An unfortunate tendency to allow my love of literature to leak into aspects of my everyday life, combined with a fondness for eating mustard out of the jar, has developed into my own strident passion for Complicated Martinis. And by that I’m not talking lychee, I’m not advocating cranberry – I like the flavours paired with my martinis to pack the same potent punch of the spirits therein. I can feel the headshakes of purists, who believe the martini, pure and perfect in its signature glass, should remain un-tampered with – but I entreat them to bend.
To that end I’ve plumbed the best of London’s Complicated Martini Offerings – some of which I’ve tried and some of which are on my to-do list. There’s enough here to make a meal of martinis, though I probably shouldn’t advocate that.
The reliable Covent Garden Jewish-style diner has a regular rotation of excellent cocktails, but fans of the magenta magnificence of the pickled beet should go no further than this gem, served in a goblet, and containing exactly the bite of vinegar and brine you’d hope for. It’ll stain your lips. You’ll love it.
I must confess to having tried a good four or five of the offerings at Christopher’s – when you put a dedicated martini bar only a four minute stumble from where I work, then things are bound to happen. And while the Thai Spice Martini was a delicate triumph, the balsamic and basil bolshiness of the Bloody Mary was what took me to my happy place and left me there, happily munching on a skewer loaded with fresh tomatoes.
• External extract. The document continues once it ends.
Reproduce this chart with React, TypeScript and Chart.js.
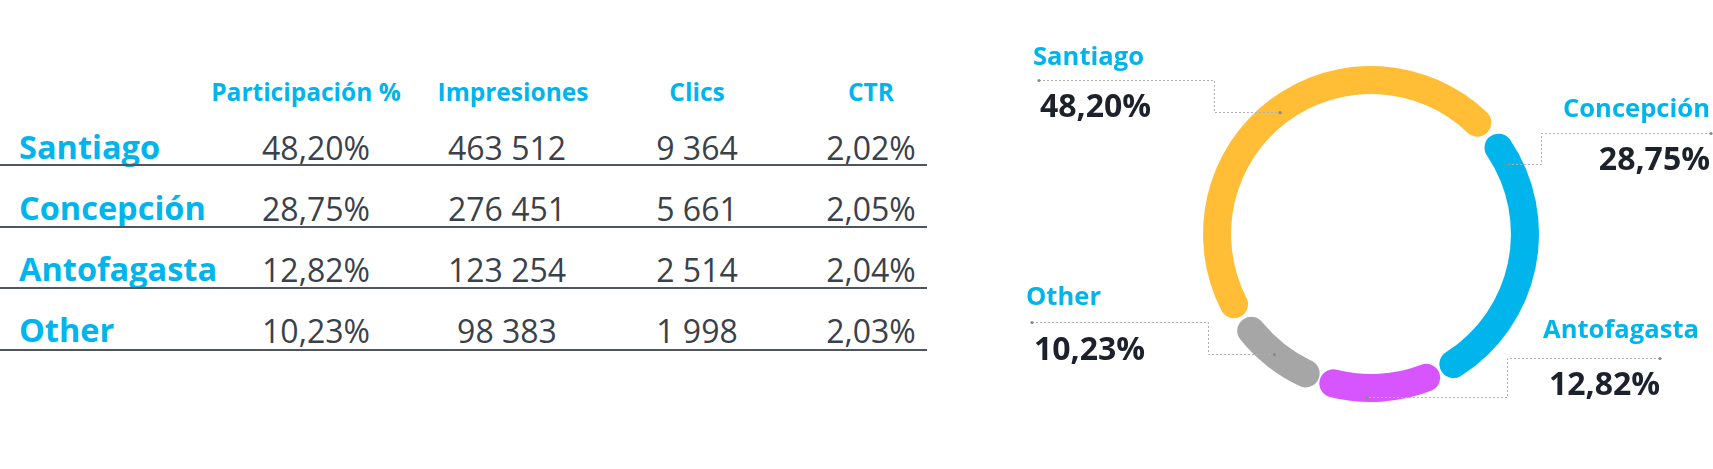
import React, { useEffect, useRef } from "react";
import { Chart, registerables } from "chart.js";

Chart.register(...registerables);

// ---------- data ----------
const cities = ["Santiago", "Concepción", "Antofagasta", "Other"];
const shares = [48.2, 28.75, 12.82, 10.23];
const impressions = [463512, 276451, 123254, 98383];
const clicks = [9364, 5661, 2514, 1998];
const ctrValues = [2.02, 2.05, 2.04, 2.03];
const headers = ["Participación %", "Impresiones", "Clics", "CTR"];
const ringColors = ["#FFBE36", "#00B4EC", "#D655FE", "#A6A6A6"];

// ---------- formatting ----------
const fmtPct = (v: number) => v.toFixed(2).replace(".", ",") + "%";
const fmtInt = (v: number) => String(v).replace(/\B(?=(\d{3})+(?!\d))/g, " ");

// ---------- layout / style ----------
const FONT = "'Open Sans', 'Noto Sans', sans-serif";
const BLUE = "#00B4EC";
const DARK = "#1C212C";
const VALUE = "#3A414B";
const headerCenters = [306, 513, 697, 871];
const valueCenters = [316, 507, 697, 871];
const headerBaseline = 102;
const rowBaselines = [160, 221, 282, 343];
const ruleYs = [165, 227, 288, 350];
const CANVAS_LEFT = 1000;

type Callout = {
  name: { x: number; y: number; align: CanvasTextAlign };
  value: { x: number; y: number; align: CanvasTextAlign };
  dot: { x: number; y: number };
  elbowX: number;
  frac: number;
  rf: number;
};

const callouts: Callout[] = [
  { name: { x: 1033, y: 65, align: "left" }, value: { x: 1040, y: 117, align: "left" }, dot: { x: 1039, y: 80 }, elbowX: 1214, frac: 0.5, rf: 0.5 },
  { name: { x: 1710, y: 117, align: "right" }, value: { x: 1710, y: 170, align: "right" }, dot: { x: 1711, y: 133 }, elbowX: 1541, frac: 0.124, rf: 0.55 },
  { name: { x: 1543, y: 338, align: "left" }, value: { x: 1549, y: 395, align: "left" }, dot: { x: 1660, y: 358 }, elbowX: 1507, frac: 0.6, rf: 0.9 },
  { name: { x: 1026, y: 305, align: "left" }, value: { x: 1034, y: 360, align: "left" }, dot: { x: 1032, y: 322 }, elbowX: 1208, frac: 0.52, rf: 0.58 },
];

const calloutPlugin = {
  id: "callouts",
  afterDatasetsDraw(chart: any) {
    const ctx: CanvasRenderingContext2D = chart.ctx;
    const meta = chart.getDatasetMeta(0);
    ctx.save();
    callouts.forEach((c, i) => {
      const arc = meta.data[i];
      if (!arc) return;
      const p = arc.getProps(["x", "y", "startAngle", "endAngle", "innerRadius", "outerRadius"], true);
      const a = p.startAngle + c.frac * (p.endAngle - p.startAngle);
      const r = p.innerRadius + c.rf * (p.outerRadius - p.innerRadius);
      const ax = p.x + r * Math.cos(a);
      const ay = p.y + r * Math.sin(a);
      const dx = c.dot.x - CANVAS_LEFT;
      const dy = c.dot.y;
      const ex = c.elbowX - CANVAS_LEFT;

      ctx.strokeStyle = "#B0B0B0";
      ctx.lineWidth = 1;
      ctx.setLineDash([2, 2]);
      ctx.beginPath();
      ctx.moveTo(dx, Math.round(dy) + 0.5);
      ctx.lineTo(Math.round(ex) + 0.5, Math.round(dy) + 0.5);
      ctx.lineTo(Math.round(ex) + 0.5, Math.round(ay) + 0.5);
      ctx.lineTo(ax, Math.round(ay) + 0.5);
      ctx.stroke();
      ctx.setLineDash([]);
      ctx.fillStyle = "#8A8A8A";
      ctx.beginPath();
      ctx.arc(dx, dy + 0.5, 1.6, 0, Math.PI * 2);
      ctx.fill();
      ctx.beginPath();
      ctx.arc(ax, ay + 0.5, 1.6, 0, Math.PI * 2);
      ctx.fill();

      ctx.textBaseline = "alphabetic";
      ctx.font = `700 25.6px ${FONT}`;
      ctx.fillStyle = BLUE;
      ctx.textAlign = c.name.align;
      ctx.fillText(chart.data.labels[i], c.name.x - CANVAS_LEFT, c.name.y);
      ctx.font = `700 32px ${FONT}`;
      ctx.fillStyle = DARK;
      ctx.textAlign = c.value.align;
      ctx.fillText(fmtPct(chart.data.datasets[0].data[i]), c.value.x - CANVAS_LEFT, c.value.y);
    });
    ctx.restore();
  },
};

function Text(props: { text: string; cx?: number; left?: number; baseline: number; size: number; weight: number; color: string }) {
  const { text, cx, left, baseline, size, weight, color } = props;
  const top = baseline - 0.888 * size;
  const style: React.CSSProperties = {
    position: "absolute",
    top,
    fontFamily: FONT,
    fontSize: size,
    fontWeight: weight,
    lineHeight: 1,
    color,
    whiteSpace: "nowrap",
  };
  if (cx !== undefined) {
    style.left = cx - 200;
    style.width = 400;
    style.textAlign = "center";
  } else {
    style.left = left;
  }
  return <div style={style}>{text}</div>;
}

export default function App() {
  const ref = useRef<HTMLCanvasElement | null>(null);

  useEffect(() => {
    if (!ref.current) return;
    const chart = new Chart(ref.current, {
      type: "doughnut",
      data: {
        labels: cities,
        datasets: [
          {
            data: shares,
            backgroundColor: ringColors,
            borderWidth: 0,
            borderRadius: 14,
            spacing: 4,
            hoverOffset: 0,
          } as any,
        ],
      },
      options: {
        responsive: false,
        animation: false,
        radius: 166,
        cutout: "83.1%",
        rotation: -123.5,
        layout: { padding: { left: 200, right: 171, top: 63, bottom: 64 } },
        plugins: { legend: { display: false }, tooltip: { enabled: false } },
        events: [],
      } as any,
      plugins: [calloutPlugin],
    });
    return () => chart.destroy();
  }, []);

  const rows = cities.map((c, i) => [fmtPct(shares[i]), fmtInt(impressions[i]), fmtInt(clicks[i]), fmtPct(ctrValues[i])]);

  return (
    <div style={{ position: "fixed", left: 0, top: 0, width: 1713, height: 469, background: "#fff", overflow: "hidden" }}>
      {headers.map((h, j) => (
        <Text key={"h" + j} text={h} cx={headerCenters[j]} baseline={headerBaseline} size={24.5} weight={700} color={BLUE} />
      ))}
      {cities.map((c, i) => (
        <React.Fragment key={"r" + i}>
          <Text text={c} left={19} baseline={rowBaselines[i]} size={32.5} weight={700} color={BLUE} />
          {rows[i].map((v, j) => (
            <Text key={j} text={v} cx={valueCenters[j]} baseline={rowBaselines[i]} size={32} weight={400} color={VALUE} />
          ))}
          <div style={{ position: "absolute", left: 0, top: ruleYs[i] - 1, width: 927, height: 2, background: "#50565E" }} />
        </React.Fragment>
      ))}
      <canvas
        ref={ref}
        width={713}
        height={469}
        style={{ position: "absolute", left: CANVAS_LEFT, top: 0, width: 713, height: 469 }}
      />
    </div>
  );
}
This, to me, is the pinnacle of the martini, for what could possibly be better than a drink that is essentially a packet of Hula Hoops soaked in expensive booze? This is the priciest tipple on the list – the sole reason it hasn’t taken up residence inside me as yet – and the one I want most badly. Made with potato vodka, quince vinegar and elderflower cordial, this is one Complicated Martini that isn’t a gimmick. It’s the real deal.
4. Best for Sweet: Chocolate + Blue Cheese Martini, Duck and Waffle
I didn’t want to put this on here, since you can’t read a single “Top Restaurants in London List” without the Waffley Duck being dropped in there somewhere, but this martini, with an ingredient list designed to induce sensations somewhere between nausea and delight is a triumph. It contains olive oil. It’s the colour of the mucus you wipe from beneath your nostrils on a frosty morning. And – if, and only if, you like blue cheese – it’s the single best thing you’ve ever tasted.
5. Best for Fruity: Passion Martini, The Marylebone
This one is a little safer than the former, but stay with me – the passionfruit is zingy enough to bring the flavours of gin to life, and while they dabble a little with vanilla syrup, this isn’t your typical wafty dessert cocktail. Plus, since you’re already at The Marylebone, you might as well try some of their infusions, which include a marmite vodka and a mustard vodka. Martini-tiny white lie.
OK, if I’m being honest, you should skip the martini and go straight for the infusions. I just wanted to make sure they made it on the list.